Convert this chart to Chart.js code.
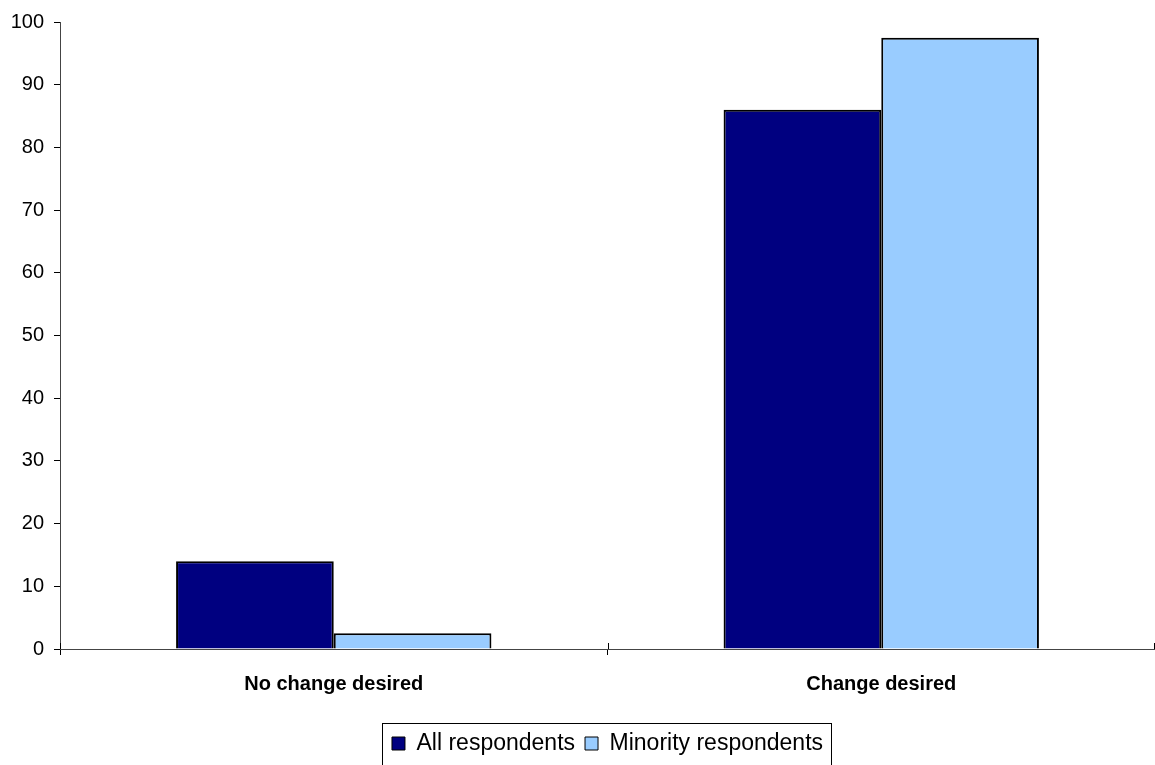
<!DOCTYPE html>
<html>
<head>
<meta charset="utf-8">
<script src="https://cdn.jsdelivr.net/npm/chart.js@4.4.1/dist/chart.umd.min.js"></script>
<style>
  html, body { margin: 0; padding: 0; background: #ffffff; }
  #wrap { width: 1155px; height: 765px; position: relative; }
</style>
</head>
<body>
<div id="wrap"><canvas id="c" width="1155" height="765"></canvas></div>
<script>
// Survey responses (percent)
const categories = ['No change desired', 'Change desired'];
const seriesNames = ['All respondents', 'Minority respondents'];
const allRespondents = [14, 86];
const minorityRespondents = [2.5, 97.5];
const yTicks = [0, 10, 20, 30, 40, 50, 60, 70, 80, 90, 100];

const FONT = '"Liberation Sans", Arial, sans-serif';

// Centres the legend under the plot area instead of the whole canvas
const legendCenter = {
  id: 'legendCenter',
  afterUpdate(chart) {
    const lg = chart.legend;
    const ca = chart.chartArea;
    if (!lg || !lg.legendHitBoxes) return;
    const delta = ((ca.left + ca.right) - (lg.left + lg.right)) / 2;
    lg.left += delta;
    lg.right += delta;
    lg.legendHitBoxes.forEach(h => { h.left += delta; });
  }
};

// Draws a frame around the legend items and the crossing part of the category ticks
const legendFrame = {
  id: 'legendFrame',
  afterDraw(chart) {
    const lg = chart.legend;
    if (!lg || !lg.legendHitBoxes || !lg.legendHitBoxes.length) return;
    const boxes = lg.legendHitBoxes;
    let l = Infinity, r = -Infinity, t = Infinity;
    boxes.forEach(b => {
      l = Math.min(l, b.left);
      r = Math.max(r, b.left + b.width);
      t = Math.min(t, b.top);
    });
    const ctx = chart.ctx;
    ctx.save();
    ctx.strokeStyle = '#000';
    ctx.lineWidth = 1;
    ctx.strokeRect(Math.round(l - 10) + 0.5, Math.round(t - 9) + 0.5,
                   Math.round(r - l + 18), chart.height + 10);
    // category ticks cross the axis line
    const xs = chart.scales.x;
    const yb = chart.chartArea.bottom;
    ctx.beginPath();
    for (let i = 0; i <= categories.length; i++) {
      const px = Math.round(xs.left + (xs.right - xs.left) * i / categories.length) + 0.5;
      ctx.moveTo(Math.min(px, chart.width - 0.5), yb - 6);
      ctx.lineTo(Math.min(px, chart.width - 0.5), yb);
    }
    ctx.stroke();
    ctx.restore();
  }
};

new Chart(document.getElementById('c'), {
  type: 'bar',
  data: {
    labels: categories,
    datasets: [
      {
        label: seriesNames[0],
        data: allRespondents,
        backgroundColor: '#000080',
        borderColor: '#000000',
        borderWidth: 2,
        categoryPercentage: 0.576,
        barPercentage: 1.0
      },
      {
        label: seriesNames[1],
        data: minorityRespondents,
        backgroundColor: '#99CCFF',
        borderColor: '#000000',
        borderWidth: 2,
        categoryPercentage: 0.576,
        barPercentage: 1.0
      }
    ]
  },
  options: {
    responsive: false,
    animation: false,
    devicePixelRatio: 1,
    layout: { padding: { top: 21, left: 0, right: 0, bottom: 0 } },
    plugins: {
      tooltip: { enabled: false },
      title: { display: false },
      legend: {
        display: true,
        position: 'bottom',
        labels: {
          boxWidth: 13,
          boxHeight: 13,
          padding: 10,
          color: '#000',
          font: { family: FONT, size: 23 },
          generateLabels(chart) {
            return chart.data.datasets.map((ds, i) => ({
              text: ds.label,
              fillStyle: ds.backgroundColor,
              strokeStyle: '#000',
              lineWidth: 1,
              hidden: false,
              datasetIndex: i
            }));
          }
        }
      }
    },
    scales: {
      x: {
        offset: true,
        grid: {
          display: true,
          offset: true,
          drawOnChartArea: false,
          drawTicks: true,
          tickLength: 6,
          color: '#000'
        },
        border: { display: true, color: '#444', width: 1 },
        ticks: {
          color: '#000',
          padding: 17,
          font: { family: FONT, size: 20, weight: 'bold' }
        },
        afterFit(scale) { scale.height = 73; }
      },
      y: {
        min: 0,
        max: 100,
        afterBuildTicks(scale) { scale.ticks = yTicks.map(v => ({ value: v })); },
        grid: {
          display: true,
          drawOnChartArea: false,
          drawTicks: true,
          tickLength: 6,
          color: '#000'
        },
        border: { display: true, color: '#444', width: 1 },
        ticks: {
          color: '#000',
          padding: 10,
          font: { family: FONT, size: 20 }
        },
        afterFit(scale) { scale.width = 60; }
      }
    }
  },
  plugins: [legendCenter, legendFrame]
});
</script>
</body>
</html>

───

Exercise directions:
Return each line of the data, keeping its wording exact and omitting pictures.

Complete output:
Convert this chart to Chart.js code.
<!DOCTYPE html>
<html>
<head>
<meta charset="utf-8">
<script src="https://cdn.jsdelivr.net/npm/chart.js@4.4.1/dist/chart.umd.min.js"></script>
<style>
  html, body { margin: 0; padding: 0; background: #ffffff; }
  #wrap { width: 1155px; height: 765px; position: relative; }
</style>
</head>
<body>
<div id="wrap"><canvas id="c" width="1155" height="765"></canvas></div>
<script>
// Survey responses (percent)
const categories = ['No change desired', 'Change desired'];
const seriesNames = ['All respondents', 'Minority respondents'];
const allRespondents = [14, 86];
const minorityRespondents = [2.5, 97.5];
const yTicks = [0, 10, 20, 30, 40, 50, 60, 70, 80, 90, 100];

const FONT = '"Liberation Sans", Arial, sans-serif';

// Centres the legend under the plot area instead of the whole canvas
const legendCenter = {
  id: 'legendCenter',
  afterUpdate(chart) {
    const lg = chart.legend;
    const ca = chart.chartArea;
    if (!lg || !lg.legendHitBoxes) return;
    const delta = ((ca.left + ca.right) - (lg.left + lg.right)) / 2;
    lg.left += delta;
    lg.right += delta;
    lg.legendHitBoxes.forEach(h => { h.left += delta; });
  }
};

// Draws a frame around the legend items and the crossing part of the category ticks
const legendFrame = {
  id: 'legendFrame',
  afterDraw(chart) {
    const lg = chart.legend;
    if (!lg || !lg.legendHitBoxes || !lg.legendHitBoxes.length) return;
    const boxes = lg.legendHitBoxes;
    let l = Infinity, r = -Infinity, t = Infinity;
    boxes.forEach(b => {
      l = Math.min(l, b.left);
      r = Math.max(r, b.left + b.width);
      t = Math.min(t, b.top);
    });
    const ctx = chart.ctx;
    ctx.save();
    ctx.strokeStyle = '#000';
    ctx.lineWidth = 1;
    ctx.strokeRect(Math.round(l - 10) + 0.5, Math.round(t - 9) + 0.5,
                   Math.round(r - l + 18), chart.height + 10);
    // category ticks cross the axis line
    const xs = chart.scales.x;
    const yb = chart.chartArea.bottom;
    ctx.beginPath();
    for (let i = 0; i <= categories.length; i++) {
      const px = Math.round(xs.left + (xs.right - xs.left) * i / categories.length) + 0.5;
      ctx.moveTo(Math.min(px, chart.width - 0.5), yb - 6);
      ctx.lineTo(Math.min(px, chart.width - 0.5), yb);
    }
    ctx.stroke();
    ctx.restore();
  }
};

new Chart(document.getElementById('c'), {
  type: 'bar',
  data: {
    labels: categories,
    datasets: [
      {
        label: seriesNames[0],
        data: allRespondents,
        backgroundColor: '#000080',
        borderColor: '#000000',
        borderWidth: 2,
        categoryPercentage: 0.576,
        barPercentage: 1.0
      },
      {
        label: seriesNames[1],
        data: minorityRespondents,
        backgroundColor: '#99CCFF',
        borderColor: '#000000',
        borderWidth: 2,
        categoryPercentage: 0.576,
        barPercentage: 1.0
      }
    ]
  },
  options: {
    responsive: false,
    animation: false,
    devicePixelRatio: 1,
    layout: { padding: { top: 21, left: 0, right: 0, bottom: 0 } },
    plugins: {
      tooltip: { enabled: false },
      title: { display: false },
      legend: {
        display: true,
        position: 'bottom',
        labels: {
          boxWidth: 13,
          boxHeight: 13,
          padding: 10,
          color: '#000',
          font: { family: FONT, size: 23 },
          generateLabels(chart) {
            return chart.data.datasets.map((ds, i) => ({
              text: ds.label,
              fillStyle: ds.backgroundColor,
              strokeStyle: '#000',
              lineWidth: 1,
              hidden: false,
              datasetIndex: i
            }));
          }
        }
      }
    },
    scales: {
      x: {
        offset: true,
        grid: {
          display: true,
          offset: true,
          drawOnChartArea: false,
          drawTicks: true,
          tickLength: 6,
          color: '#000'
        },
        border: { display: true, color: '#444', width: 1 },
        ticks: {
          color: '#000',
          padding: 17,
          font: { family: FONT, size: 20, weight: 'bold' }
        },
        afterFit(scale) { scale.height = 73; }
      },
      y: {
        min: 0,
        max: 100,
        afterBuildTicks(scale) { scale.ticks = yTicks.map(v => ({ value: v })); },
        grid: {
          display: true,
          drawOnChartArea: false,
          drawTicks: true,
          tickLength: 6,
          color: '#000'
        },
        border: { display: true, color: '#444', width: 1 },
        ticks: {
          color: '#000',
          padding: 10,
          font: { family: FONT, size: 20 }
        },
        afterFit(scale) { scale.width = 60; }
      }
    }
  },
  plugins: [legendCenter, legendFrame]
});
</script>
</body>
</html>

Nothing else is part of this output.